Belinda Cornish and Jeff Haslam in The Exquisite Hour (2013), Teatro La Quindicina. Photo by Andrew MacDonald-Smith.

By Todd Babiak

The Exquisite Hour (Stage 12, Varscona Theatre)

Stewart Lemoine has written wilder comedies, with more intricate plots. His dialogue is sometimes more sparkling, more self-consciously ingenious. In other Lemoine plays, there are more laugh-out loud scenes. Lemoine characters can be in deeper peril than in The Exquisite Hour.

But this tender two-hander, written specifically for the odd constraints of the Fringe, might be his most perfect play. It has everything we most love about Lemoine’s strange and illuminating comedies, where people speak and act with a little bit more care and a little bit more abandon, at once.  The world he crafts is just as charmed.

What makes The Exquisite Hour so special, and just a little bit different, is the immediately recognizable fragility of Mrs. Darimont and Zach Teale, played by Belinda Cornish and Jeff Haslam, two of Lemoine’s longest-running and finest collaborators.

We’re in a backyard somewhere in North America, where Zach tends his garden and sips lemonade with just a bit of a kick. Mrs. Darimont shows up with a basket and a plan. She has something to sell. Like any good marketer, Mrs. Darimont wants to change her potential client’s life in some small — or large — way by probing him for a void or wound. She will offer to transform him with a sweetly bygone product: a set of encyclopaedias.

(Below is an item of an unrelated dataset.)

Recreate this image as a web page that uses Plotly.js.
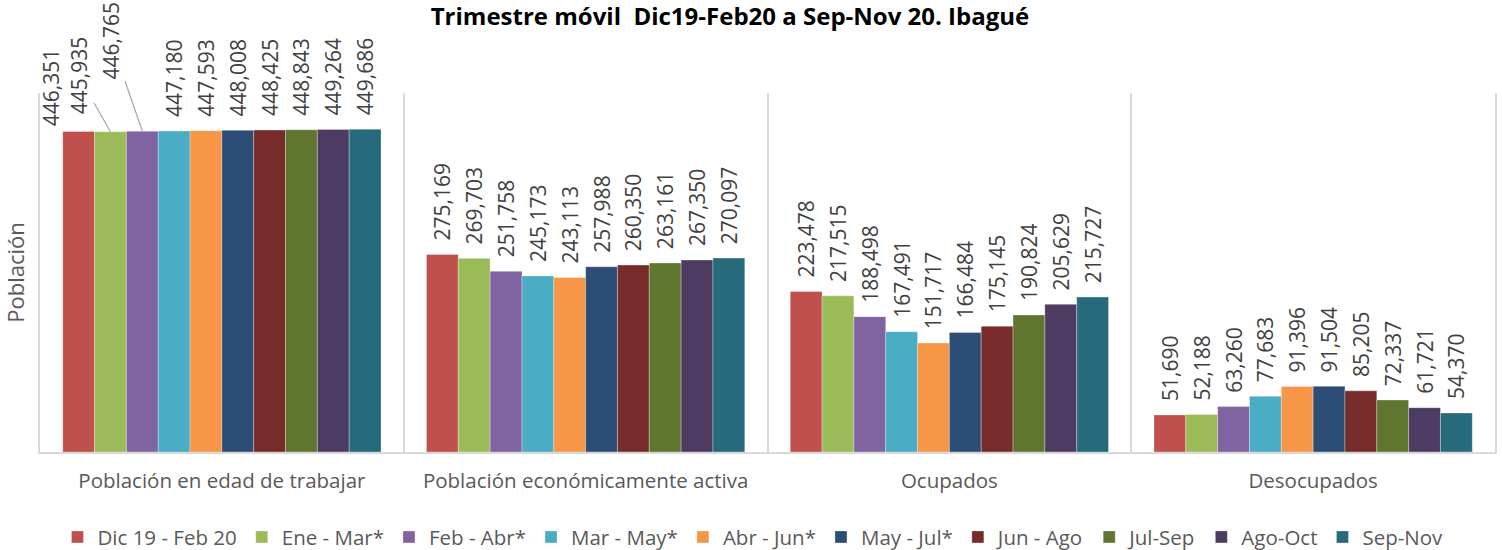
<!DOCTYPE html>
<html>
<head>
<meta charset="utf-8">
<script src="https://cdn.plot.ly/plotly-3.0.1.min.js"></script>
<style>html,body{margin:0;padding:0;background:#fff;}#chart{width:1502px;height:550px;}</style>
</head>
<body>
<div id="chart"></div>
<script>
const categories = ["Población en edad de trabajar", "Población económicamente activa", "Ocupados", "Desocupados"];
const seriesNames = ["Dic 19 - Feb 20", "Ene - Mar*", "Feb - Abr*", "Mar - May*", "Abr - Jun*", "May - Jul*", "Jun - Ago", "Jul-Sep", "Ago-Oct", "Sep-Nov"];
const seriesColors = ["#C0504D", "#9BBB59", "#8064A2", "#4BACC6", "#F79646", "#2C4D75", "#772C2A", "#5F7530", "#4D3B62", "#276A7C"];
const dic19feb20 = [446351, 275169, 223478, 51690];
const eneMar = [445935, 269703, 217515, 52188];
const febAbr = [446765, 251758, 188498, 63260];
const marMay = [447180, 245173, 167491, 77683];
const abrJun = [447593, 243113, 151717, 91396];
const mayJul = [448008, 257988, 166484, 91504];
const junAgo = [448425, 260350, 175145, 85205];
const julSep = [448843, 263161, 190824, 72337];
const agoOct = [449264, 267350, 205629, 61721];
const sepNov = [449686, 270097, 215727, 54370];
const seriesValues = [dic19feb20, eneMar, febAbr, marMay, abrJun, mayJul, junAgo, julSep, agoOct, sepNov];

const FONT = "Open Sans, Liberation Sans, sans-serif";
const PAD = "\u00a0\u00a0";
const LABEL_FONT = {family: FONT, size: 21, color: "#404040"};

// Labels of the first three series in the first group were moved by hand in the original (leader lines)
const movedLabels = [
  {series: 0, ax: -28, ay: -44, line: false},
  {series: 1, ax: -32, ay: -56, line: true},
  {series: 2, ax: -31, ay: -90, line: true}
];
const movedSet = new Set(movedLabels.map(m => m.series));

const traces = seriesValues.map((vals, i) => ({
  type: "bar",
  name: seriesNames[i],
  x: categories,
  y: vals,
  marker: {color: seriesColors[i], line: {color: "rgba(255,255,255,0.6)", width: 0.5}},
  texttemplate: vals.map((v, k) => (k === 0 && movedSet.has(i)) ? "" : PAD + "%{y:,}"),
  textposition: "outside",
  textangle: -90,
  constraintext: "none",
  cliponaxis: false,
  textfont: LABEL_FONT,
  hoverinfo: "name+y"
}));

const plotW = 1502 - 40 - 7;
const bargap = 0.125;
const barW = plotW / categories.length * (1 - bargap) / seriesNames.length;

const annotations = movedLabels.map(m => ({
  x: categories[0], y: seriesValues[m.series][0], xref: "x", yref: "y",
  xshift: (m.series - (seriesNames.length - 1) / 2) * barW,
  text: seriesValues[m.series][0].toLocaleString("en-US"),
  textangle: -90,
  font: LABEL_FONT,
  showarrow: true, arrowhead: 0, arrowwidth: 1.2,
  arrowcolor: m.line ? "#a6a6a6" : "rgba(0,0,0,0)",
  ax: m.ax, ay: m.ay, standoff: 0
}));

const layout = {
  width: 1502, height: 550,
  margin: {l: 40, r: 7, t: 93, b: 98, autoexpand: false},
  paper_bgcolor: "#fff", plot_bgcolor: "#fff",
  barmode: "group",
  bargap: bargap,
  bargroupgap: 0,
  title: {text: "<b>Trimestre móvil  Dic19-Feb20 a Sep-Nov 20. Ibagué</b>", x: 0.486, xanchor: "center", y: 0.969, yanchor: "middle",
          font: {family: FONT, size: 24, color: "#000"}},
  xaxis: {
    type: "category",
    range: [-0.5, categories.length - 0.5],
    autorange: false,
    tickson: "boundaries",
    showgrid: true, gridcolor: "#d9d9d9", gridwidth: 1.5,
    showline: true, linecolor: "#d9d9d9", linewidth: 1.5,
    ticks: "", ticklen: 0,
    ticklabelstandoff: 10,
    automargin: false,
    tickfont: {family: FONT, size: 20.5, color: "#595959"},
    mirror: false
  },
  yaxis: {
    range: [0, 500000],
    autorange: false,
    automargin: false,
    showgrid: false, showticklabels: false, zeroline: false,
    showline: true, linecolor: "#d9d9d9", linewidth: 1.5, mirror: true,
    ticks: "",
    title: {text: "Población", font: {family: FONT, size: 22, color: "#595959"}, standoff: 8}
  },
  legend: {orientation: "h", x: 0.49, xanchor: "center", y: -0.237, yanchor: "middle",
           font: {family: FONT, size: 20.5, color: "#595959"}, traceorder: "normal", itemwidth: 30},
  annotations: annotations,
  showlegend: true
};

Plotly.newPlot("chart", traces, layout, {displayModeBar: false, responsive: false});
</script>
</body>
</html>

The focus on words and their meaning, what we make of them, allows Lemoine and his performers to enter a highly civilized world. But Zach is just a little bit less eloquent than other Lemoine men, and a little less clever than the roles Haslam often plays. He is lonely, wounded in ways we come to feel more than understand. The brilliant Mrs. Darimont is just as vulnerable.

Haslam and Cornish handle the subtle transformation in The Exquisite Hour, from afternoon to evening, well, exquisitely. The play is moving and mysterious and masterful.